We used 10 - year follow - up CaMoS cohort data to compare fracture risk between participants, >50, exposed versus unexposed to SSRIs/SNRIs. Incident fragility fractures reported in the absence of major trauma were confirmed radiographically. Time - dependent variables were created to capture current use of SSRIs or SNRIs. Multivariable Cox proportional hazard regression was used to estimate the hazard ratio (HR) for fracture, adjusting for other medications (anxiolytics, other antidepressants, glucocorticoids, bisphosphonates, calcium and vitamin D supplements), and for potential confounders (age, sex, co - morbidity, history of falls, and bone mineral density [BMD] at baseline).
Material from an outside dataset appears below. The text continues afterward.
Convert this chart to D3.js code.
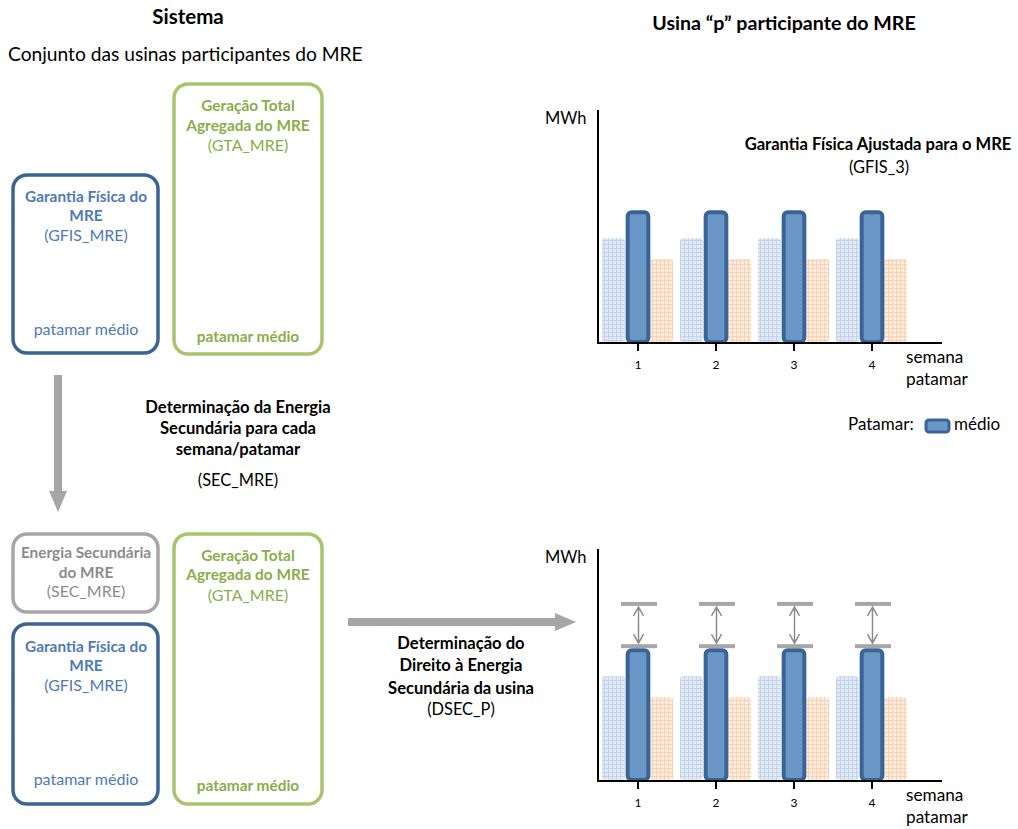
<!DOCTYPE html>
<html><head><meta charset="utf-8">
<script src="https://cdn.jsdelivr.net/npm/d3@7"></script>
<style>
html,body{margin:0;padding:0;background:#fff;}
svg{display:block;font-family:Lato,"Open Sans",sans-serif;}
</style></head>
<body>
<svg id="c" width="1018" height="829"></svg>
<script>
// ---- data ----
const weeks = ["1","2","3","4"];
const seriesNames = ["outro1","medio","outro2"];
const lightValues = [4.5, 4.5, 4.5, 4.5];     // faded bar left
const medioValues = [5.7, 5.7, 5.7, 5.7];     // patamar médio (highlighted)
const orangeValues = [3.6, 3.6, 3.6, 3.6];    // faded bar right
const secTopValues = [7.6, 7.6, 7.6, 7.6];    // upper cap (GFIS + SEC)
const yDomain = [0, 10];

const svg = d3.select("#c");
const defs = svg.append("defs");
function gridPattern(id, bg, line){
  const p = defs.append("pattern").attr("id", id).attr("patternUnits","userSpaceOnUse")
    .attr("width",4).attr("height",4);
  p.append("rect").attr("width",4).attr("height",4).attr("fill",bg);
  p.append("path").attr("d","M0,0.5H4M0.5,0V4").attr("stroke",line).attr("stroke-width",0.8);
}
gridPattern("pBlue","#e0e9f4","#bccee6");
gridPattern("pOrange","#fdece0","#f9cda8");

const DARK = "#3a6496", MID = "#6b96c8", TXTBLUE = "#4f7ab8", GREEN = "#a9c46c", TXTGREEN = "#8aad4a", GREY = "#a6a6a6";

// ---- headings ----
svg.append("text").attr("x",188).attr("y",24).attr("text-anchor","middle")
  .attr("font-weight","bold").attr("font-size",20.5).text("Sistema");
svg.append("text").attr("x",784).attr("y",30).attr("text-anchor","middle")
  .attr("font-weight","bold").attr("font-size",19.6).text("Usina “p” participante do MRE");
svg.append("text").attr("x",8).attr("y",61).attr("font-size",19.2).text("Conjunto das usinas participantes do MRE");

// ---- boxes ----
function box(x,y,w,h,color){
  svg.append("rect").attr("x",x).attr("y",y).attr("width",w).attr("height",h)
    .attr("rx",14).attr("fill","none").attr("stroke",color).attr("stroke-width",3.5);
}
function txt(x,y,s,color,bold,size){
  svg.append("text").attr("x",x).attr("y",y).attr("text-anchor","middle")
    .attr("dominant-baseline","middle")
    .attr("fill",color).attr("font-weight",bold?"bold":"normal").attr("font-size",size||15.4).text(s);
}
const NB = 15.4, NN = 16;
// top-left
box(13,175,145,178,DARK);
txt(86,198,"Garantia Física do",TXTBLUE,true,NB);
txt(86,217,"MRE",TXTBLUE,true,NB);
txt(86,237,"(GFIS_MRE)",TXTBLUE,false,NN);
txt(86,331,"patamar médio",TXTBLUE,false,NN);
box(174,84,148,270,GREEN);
txt(248,107,"Geração Total",TXTGREEN,true,NB);
txt(248,127,"Agregada do MRE",TXTGREEN,true,NB);
txt(248,147,"(GTA_MRE)",TXTGREEN,false,NN);
txt(248,338,"patamar médio",TXTGREEN,true,NB);

// bottom-left
box(13,534,145,78,GREY);
txt(86,554,"Energia Secundária","#8c8c8c",true,NB);
txt(86,574,"do MRE","#8c8c8c",true,NB);
txt(86,593,"(SEC_MRE)","#8c8c8c",false,NN);
box(13,624,145,180,DARK);
txt(86,648,"Garantia Física do",TXTBLUE,true,NB);
txt(86,667,"MRE",TXTBLUE,true,NB);
txt(86,687,"(GFIS_MRE)",TXTBLUE,false,NN);
txt(86,781,"patamar médio",TXTBLUE,false,NN);
box(174,534,148,270,GREEN);
txt(248,557,"Geração Total",TXTGREEN,true,NB);
txt(248,576,"Agregada do MRE",TXTGREEN,true,NB);
txt(248,597,"(GTA_MRE)",TXTGREEN,false,NN);
txt(248,787,"patamar médio",TXTGREEN,true,NB);

// big arrows
svg.append("path").attr("d","M58,375V493").attr("stroke",GREY).attr("stroke-width",8);
svg.append("path").attr("d","M49,491L58,512L67,491Z").attr("fill",GREY);
svg.append("path").attr("d","M348,622H556").attr("stroke",GREY).attr("stroke-width",8);
svg.append("path").attr("d","M555,613L576,622L555,631Z").attr("fill",GREY);

// middle texts
const MB = 16.6;
txt(238,409,"Determinação da Energia","#000",true,MB);
txt(238,430,"Secundária para cada","#000",true,MB);
txt(238,451,"semana/patamar","#000",true,MB);
txt(238,482,"(SEC_MRE)","#000",false,16.4);
txt(461,645,"Determinação do","#000",true,MB);
txt(461,667,"Direito à Energia","#000",true,MB);
txt(461,690,"Secundária da usina","#000",true,MB);
txt(461,711,"(DSEC_P)","#000",false,16.4);

// ---- charts ----
function chart(y0, y1, withCaps){
  const x = d3.scaleBand().domain(weeks).range([599, 911]).padding(0);
  const sub = d3.scaleBand().domain(seriesNames).range([-36, 35]);
  const y = d3.scaleLinear().domain(yDomain).range([y1, y1 - 233]);
  const g = svg.append("g");
  const cx = d => x(d) + x.bandwidth()/2;

  // faded bars
  g.selectAll(".l").data(weeks).join("rect")
    .attr("x", d => cx(d) + sub("outro1")).attr("width", sub.bandwidth()-1)
    .attr("y", (d,i) => y(lightValues[i])).attr("height", (d,i) => y(0) - y(lightValues[i]) - 1)
    .attr("rx",3).attr("fill","url(#pBlue)");
  g.selectAll(".o").data(weeks).join("rect")
    .attr("x", d => cx(d) + sub("outro2")+1).attr("width", sub.bandwidth()-1)
    .attr("y", (d,i) => y(orangeValues[i])).attr("height", (d,i) => y(0) - y(orangeValues[i]) - 1)
    .attr("rx",3).attr("fill","url(#pOrange)");
  // highlighted bar
  g.selectAll(".m").data(weeks).join("rect")
    .attr("x", d => cx(d) + sub("medio") + 2).attr("width", sub.bandwidth()-3)
    .attr("y", (d,i) => y(medioValues[i]) + 2).attr("height", (d,i) => y(0) - y(medioValues[i]) - 3)
    .attr("rx",4).attr("fill",MID).attr("stroke",DARK).attr("stroke-width",4);

  if (withCaps){
    const capW = 36;
    g.selectAll(".ct").data(weeks).join("rect")
      .attr("x", d => cx(d) - capW/2 + 1).attr("width", capW)
      .attr("y", (d,i) => y(secTopValues[i]) - 2).attr("height", 4).attr("fill", GREY);
    g.selectAll(".cb").data(weeks).join("rect")
      .attr("x", d => cx(d) - capW/2 + 1).attr("width", capW)
      .attr("y", (d,i) => y(medioValues[i]) - 4).attr("height", 4).attr("fill", GREY);
    g.selectAll(".ar").data(weeks).join("path")
      .attr("d", (d,i) => {
        const ax = cx(d) + 0.5, t = y(secTopValues[i]) + 3, b = y(medioValues[i]) - 5;
        return `M${ax},${t}V${b}M${ax-5},${t+9}L${ax},${t}L${ax+5},${t+9}M${ax-5},${b-9}L${ax},${b}L${ax+5},${b-9}`;
      })
      .attr("fill","none").attr("stroke","#8c8c8c").attr("stroke-width",1.5);
  }

  // axes
  const xa = g.append("g").attr("transform",`translate(0,${y1})`)
    .call(d3.axisBottom(x).tickSize(8).tickPadding(9));
  xa.select(".domain").remove();
  xa.selectAll(".tick line").attr("stroke","#000").attr("stroke-width",2);
  xa.selectAll(".tick text").attr("font-size",12).attr("font-family","Lato,sans-serif").attr("fill","#000");
  g.append("line").attr("x1",597).attr("x2",942).attr("y1",y1).attr("y2",y1).attr("stroke","#000").attr("stroke-width",2);
  const ya = g.append("g").attr("transform","translate(598,0)")
    .call(d3.axisLeft(y).tickValues([]).tickSizeOuter(0));
  ya.select(".domain").attr("d",`M0,${y0}V${y1}`).attr("stroke","#000").attr("stroke-width",2);

  g.append("text").attr("x",545).attr("y",y0+10).attr("dominant-baseline","middle").attr("font-size",16.5).text("MWh");
  g.append("text").attr("x",906).attr("y",y1+16).attr("dominant-baseline","middle").attr("font-size",17.2).text("semana");
  g.append("text").attr("x",906).attr("y",y1+38).attr("dominant-baseline","middle").attr("font-size",17.2).text("patamar");
}
chart(110, 343, false);
chart(549, 781, true);

// top chart title
txt(878,146,"Garantia Física Ajustada para  o MRE","#000",true,16.6);
txt(879,169,"(GFIS_3)","#000",false,16.4);

// legend
svg.append("text").attr("x",848).attr("y",426).attr("dominant-baseline","middle").attr("font-size",17).text("Patamar:");
svg.append("rect").attr("x",926).attr("y",420).attr("width",23).attr("height",12).attr("rx",3)
  .attr("fill",MID).attr("stroke",DARK).attr("stroke-width",3);
svg.append("text").attr("x",954).attr("y",426).attr("dominant-baseline","middle").attr("font-size",17).text("médio");
</script>
</body></html>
Among 6,645 subjects, 192 (2.9%) were using SSRIs or/and SNRIs at baseline and 583 (14.1%) used them at some time during follow - up. SSRI/SNRI users were more likely than non - users to be women and, at baseline, had more comorbidity, and higher use of anxiolytics and other antidepressants. There were 978 incident fractures (43 in the current SSRI/SNRI users) in 52,625.5 person - years. Controlling for all aforementioned covariates, current SSRI/SNRI use was associated with fragility fractures (HR: 1.67; 95% confidence interval: 1.33 - 2.14).
Current use of SSRI/SNRI was associated with an important, almost 70%, increase of risk of incident fragility fractures, even after controlling for important potential confounders.